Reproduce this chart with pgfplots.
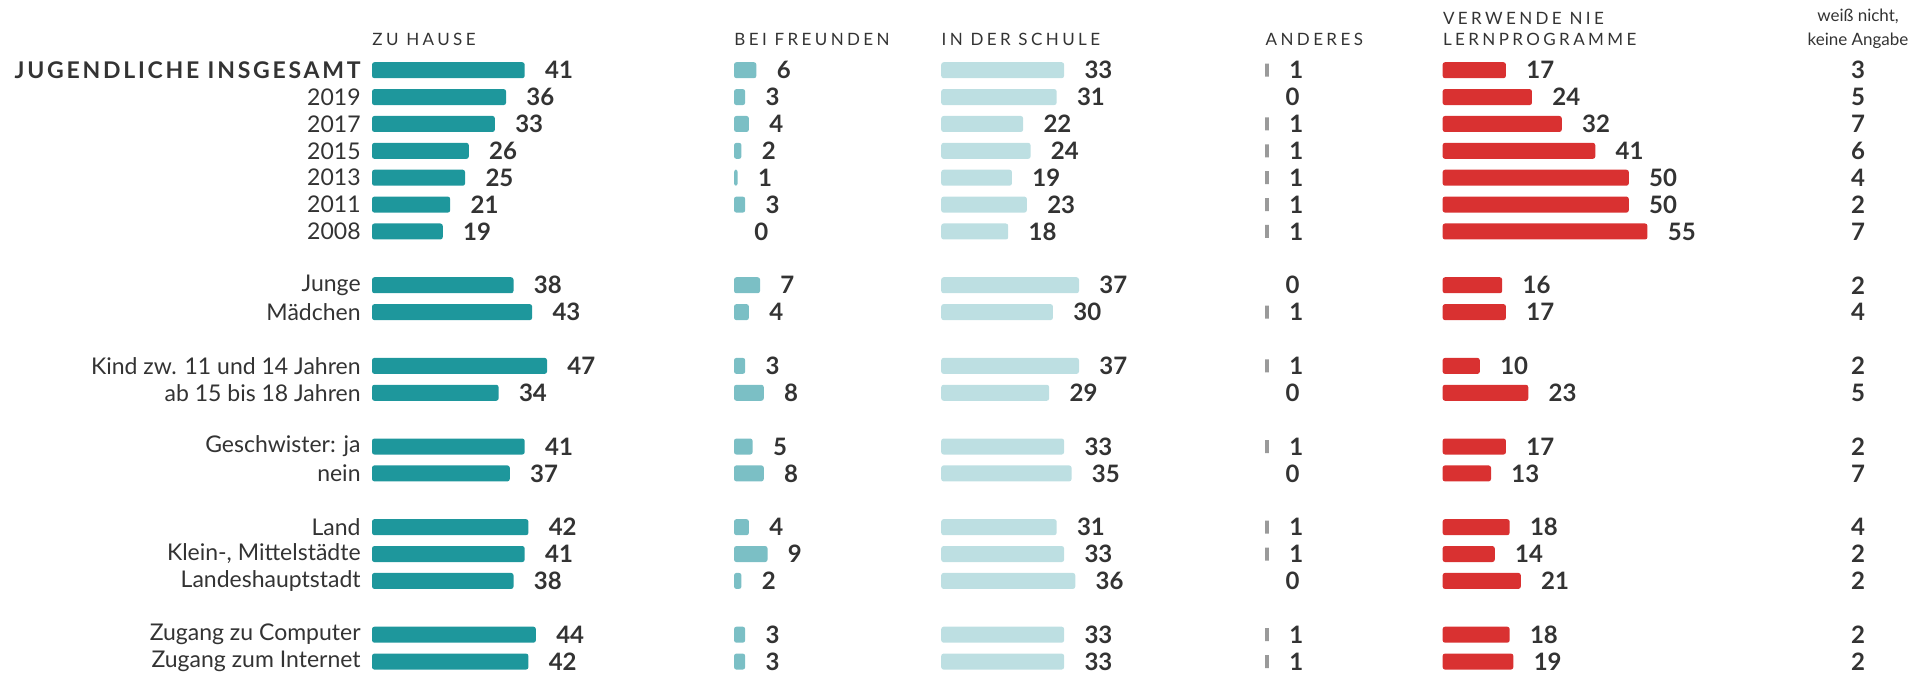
\documentclass[border=0pt]{standalone}
\usepackage{pgfplots}
\pgfplotsset{compat=1.18}
\usepackage{pgfplotstable}
\usepackage{fontspec}
\setmainfont{Lato}
\newfontfamily\spaced[LetterSpace=20]{Lato}
\newfontfamily\spacedJ[LetterSpace=12]{Lato}
\definecolor{txt}{HTML}{333333}
\definecolor{cHome}{HTML}{1E979C}
\definecolor{cFriends}{HTML}{7BBFC5}
\definecolor{cSchool}{HTML}{BDDFE2}
\definecolor{cOther}{HTML}{9A9A9A}
\definecolor{cNever}{HTML}{D93131}

\pgfplotstableread{
y  home friends school other never dk
0  41   6       33     1     17    3
1  36   3       31     0     24    5
2  33   4       22     1     32    7
3  26   2       24     1     41    6
4  25   1       19     1     50    4
5  21   3       23     1     50    2
6  19   0       18     1     55    7
8  38   7       37     0     16    2
9  43   4       30     1     17    4
11 47   3       37     1     10    2
12 34   8       29     0     23    5
14 41   5       33     1     17    2
15 37   8       35     0     13    7
17 42   4       31     1     18    4
18 41   9       33     1     14    2
19 38   2       36     0     21    2
21 44   3       33     1     18    2
22 42   3       33     1     19    2
}\data

\pgfplotsset{
  rowaxis/.style={
    x=1.862pt, y=13.44pt, y dir=reverse,
    ymin=-0.5, ymax=22.5, xmin=0, xmax=60,
    enlargelimits=false,
    axis line style={draw=none}, tick style={draw=none},
    xtick=\empty, ytick=\empty,
    clip=false, anchor=north west,
    /pgf/number format/assume math mode=true,
  },
  barplot/.style={
    xbar, bar width=8pt, bar shift=0pt, draw=none,
    restrict x to domain=0.5:100,
  },
  labelplot/.style={
    xbar, bar width=8pt, bar shift=0pt, draw=none, fill=none,
    nodes near coords, point meta=x,
    nodes near coords style={anchor=west, inner sep=0pt, xshift=10pt,
      font=\fontsize{12}{14}\selectfont\bfseries, text=txt},
  }
}

\begin{document}
\begin{tikzpicture}
% column 1: zu Hause, with row labels
\begin{axis}[rowaxis, at={(186pt,-28.38pt)},
  ytick={0,1,2,3,4,5,6,8,9,11,12,14,15,17,18,19,21,22},
  yticklabels={{\fontsize{11.5}{13}\spacedJ\bfseries JUGENDLICHE INSGESAMT},2019,2017,2015,2013,2011,2008,
    Junge,Mädchen,{Kind zw. 11 und 14 Jahren},{ab 15 bis 18 Jahren},
    {Geschwister: ja},nein,Land,{Klein-, Mittelstädte},Landeshauptstadt,
    {Zugang zu Computer},{Zugang zum Internet}},
  yticklabel style={anchor=east, inner sep=0pt, xshift=-5.5pt,
    font=\fontsize{11.5}{13}\selectfont, text=txt}]
\addplot[barplot, fill=cHome, rounded corners=1.2pt] table[x=home, y=y]{\data};
\addplot[labelplot] table[x=home, y=y]{\data};
\end{axis}
% column 2
\begin{axis}[rowaxis, at={(367pt,-28.38pt)}]
\addplot[barplot, fill=cFriends, rounded corners=1.2pt] table[x=friends, y=y]{\data};
\addplot[labelplot] table[x=friends, y=y]{\data};
\end{axis}
% column 3
\begin{axis}[rowaxis, at={(470.6pt,-28.38pt)}]
\addplot[barplot, fill=cSchool, rounded corners=1.2pt] table[x=school, y=y]{\data};
\addplot[labelplot] table[x=school, y=y]{\data};
\end{axis}
% column 4
\begin{axis}[rowaxis, at={(632.6pt,-28.38pt)}]
\addplot[barplot, fill=cOther, bar width=6.5pt] table[x=other, y=y]{\data};
\addplot[labelplot] table[x=other, y=y]{\data};
\end{axis}
% column 5
\begin{axis}[rowaxis, at={(721.3pt,-28.38pt)}]
\addplot[barplot, fill=cNever, rounded corners=1.2pt] table[x=never, y=y]{\data};
\addplot[labelplot] table[x=never, y=y]{\data};
\end{axis}
% column 6
\begin{axis}[rowaxis, at={(929pt,-28.38pt)}, xmin=0, xmax=1]
\addplot[draw=none, mark=none, nodes near coords, point meta=explicit,
  nodes near coords style={anchor=center, inner sep=0pt,
    font=\fontsize{12}{14}\selectfont\bfseries, text=txt}]
  table[x expr=0, y=y, meta=dk]{\data};
\end{axis}

% headers
\begin{scope}[every node/.style={text=txt, inner sep=0pt}]
\node[anchor=west, font=\fontsize{8.5}{10}\spaced] at (186pt,-19.7pt) {ZU HAUSE};
\node[anchor=west, font=\fontsize{8.5}{10}\spaced] at (367pt,-19.7pt) {BEI FREUNDEN};
\node[anchor=west, font=\fontsize{8.5}{10}\spaced] at (470.6pt,-19.7pt) {IN DER SCHULE};
\node[anchor=west, font=\fontsize{8.5}{10}\spaced] at (632.6pt,-19.7pt) {ANDERES};
\node[anchor=west, align=left, font=\fontsize{8.5}{10.45}\spaced] at (721.3pt,-14.5pt) {VERWENDE NIE\\LERNPROGRAMME};
\node[anchor=center, align=center, font=\fontsize{8.5}{11.85}\selectfont] at (929pt,-14.4pt) {weiß nicht,\\keine Angabe};
\end{scope}

\pgfresetboundingbox
\path[use as bounding box] (0,-337pt) rectangle (966pt,0pt);
\end{tikzpicture}
\end{document}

Task instructions. Write out the whole listing again, exactly, with no pictures.

Response.
Reproduce this chart with pgfplots.
\documentclass[border=0pt]{standalone}
\usepackage{pgfplots}
\pgfplotsset{compat=1.18}
\usepackage{pgfplotstable}
\usepackage{fontspec}
\setmainfont{Lato}
\newfontfamily\spaced[LetterSpace=20]{Lato}
\newfontfamily\spacedJ[LetterSpace=12]{Lato}
\definecolor{txt}{HTML}{333333}
\definecolor{cHome}{HTML}{1E979C}
\definecolor{cFriends}{HTML}{7BBFC5}
\definecolor{cSchool}{HTML}{BDDFE2}
\definecolor{cOther}{HTML}{9A9A9A}
\definecolor{cNever}{HTML}{D93131}

\pgfplotstableread{
y  home friends school other never dk
0  41   6       33     1     17    3
1  36   3       31     0     24    5
2  33   4       22     1     32    7
3  26   2       24     1     41    6
4  25   1       19     1     50    4
5  21   3       23     1     50    2
6  19   0       18     1     55    7
8  38   7       37     0     16    2
9  43   4       30     1     17    4
11 47   3       37     1     10    2
12 34   8       29     0     23    5
14 41   5       33     1     17    2
15 37   8       35     0     13    7
17 42   4       31     1     18    4
18 41   9       33     1     14    2
19 38   2       36     0     21    2
21 44   3       33     1     18    2
22 42   3       33     1     19    2
}\data

\pgfplotsset{
  rowaxis/.style={
    x=1.862pt, y=13.44pt, y dir=reverse,
    ymin=-0.5, ymax=22.5, xmin=0, xmax=60,
    enlargelimits=false,
    axis line style={draw=none}, tick style={draw=none},
    xtick=\empty, ytick=\empty,
    clip=false, anchor=north west,
    /pgf/number format/assume math mode=true,
  },
  barplot/.style={
    xbar, bar width=8pt, bar shift=0pt, draw=none,
    restrict x to domain=0.5:100,
  },
  labelplot/.style={
    xbar, bar width=8pt, bar shift=0pt, draw=none, fill=none,
    nodes near coords, point meta=x,
    nodes near coords style={anchor=west, inner sep=0pt, xshift=10pt,
      font=\fontsize{12}{14}\selectfont\bfseries, text=txt},
  }
}

\begin{document}
\begin{tikzpicture}
% column 1: zu Hause, with row labels
\begin{axis}[rowaxis, at={(186pt,-28.38pt)},
  ytick={0,1,2,3,4,5,6,8,9,11,12,14,15,17,18,19,21,22},
  yticklabels={{\fontsize{11.5}{13}\spacedJ\bfseries JUGENDLICHE INSGESAMT},2019,2017,2015,2013,2011,2008,
    Junge,Mädchen,{Kind zw. 11 und 14 Jahren},{ab 15 bis 18 Jahren},
    {Geschwister: ja},nein,Land,{Klein-, Mittelstädte},Landeshauptstadt,
    {Zugang zu Computer},{Zugang zum Internet}},
  yticklabel style={anchor=east, inner sep=0pt, xshift=-5.5pt,
    font=\fontsize{11.5}{13}\selectfont, text=txt}]
\addplot[barplot, fill=cHome, rounded corners=1.2pt] table[x=home, y=y]{\data};
\addplot[labelplot] table[x=home, y=y]{\data};
\end{axis}
% column 2
\begin{axis}[rowaxis, at={(367pt,-28.38pt)}]
\addplot[barplot, fill=cFriends, rounded corners=1.2pt] table[x=friends, y=y]{\data};
\addplot[labelplot] table[x=friends, y=y]{\data};
\end{axis}
% column 3
\begin{axis}[rowaxis, at={(470.6pt,-28.38pt)}]
\addplot[barplot, fill=cSchool, rounded corners=1.2pt] table[x=school, y=y]{\data};
\addplot[labelplot] table[x=school, y=y]{\data};
\end{axis}
% column 4
\begin{axis}[rowaxis, at={(632.6pt,-28.38pt)}]
\addplot[barplot, fill=cOther, bar width=6.5pt] table[x=other, y=y]{\data};
\addplot[labelplot] table[x=other, y=y]{\data};
\end{axis}
% column 5
\begin{axis}[rowaxis, at={(721.3pt,-28.38pt)}]
\addplot[barplot, fill=cNever, rounded corners=1.2pt] table[x=never, y=y]{\data};
\addplot[labelplot] table[x=never, y=y]{\data};
\end{axis}
% column 6
\begin{axis}[rowaxis, at={(929pt,-28.38pt)}, xmin=0, xmax=1]
\addplot[draw=none, mark=none, nodes near coords, point meta=explicit,
  nodes near coords style={anchor=center, inner sep=0pt,
    font=\fontsize{12}{14}\selectfont\bfseries, text=txt}]
  table[x expr=0, y=y, meta=dk]{\data};
\end{axis}

% headers
\begin{scope}[every node/.style={text=txt, inner sep=0pt}]
\node[anchor=west, font=\fontsize{8.5}{10}\spaced] at (186pt,-19.7pt) {ZU HAUSE};
\node[anchor=west, font=\fontsize{8.5}{10}\spaced] at (367pt,-19.7pt) {BEI FREUNDEN};
\node[anchor=west, font=\fontsize{8.5}{10}\spaced] at (470.6pt,-19.7pt) {IN DER SCHULE};
\node[anchor=west, font=\fontsize{8.5}{10}\spaced] at (632.6pt,-19.7pt) {ANDERES};
\node[anchor=west, align=left, font=\fontsize{8.5}{10.45}\spaced] at (721.3pt,-14.5pt) {VERWENDE NIE\\LERNPROGRAMME};
\node[anchor=center, align=center, font=\fontsize{8.5}{11.85}\selectfont] at (929pt,-14.4pt) {weiß nicht,\\keine Angabe};
\end{scope}

\pgfresetboundingbox
\path[use as bounding box] (0,-337pt) rectangle (966pt,0pt);
\end{tikzpicture}
\end{document}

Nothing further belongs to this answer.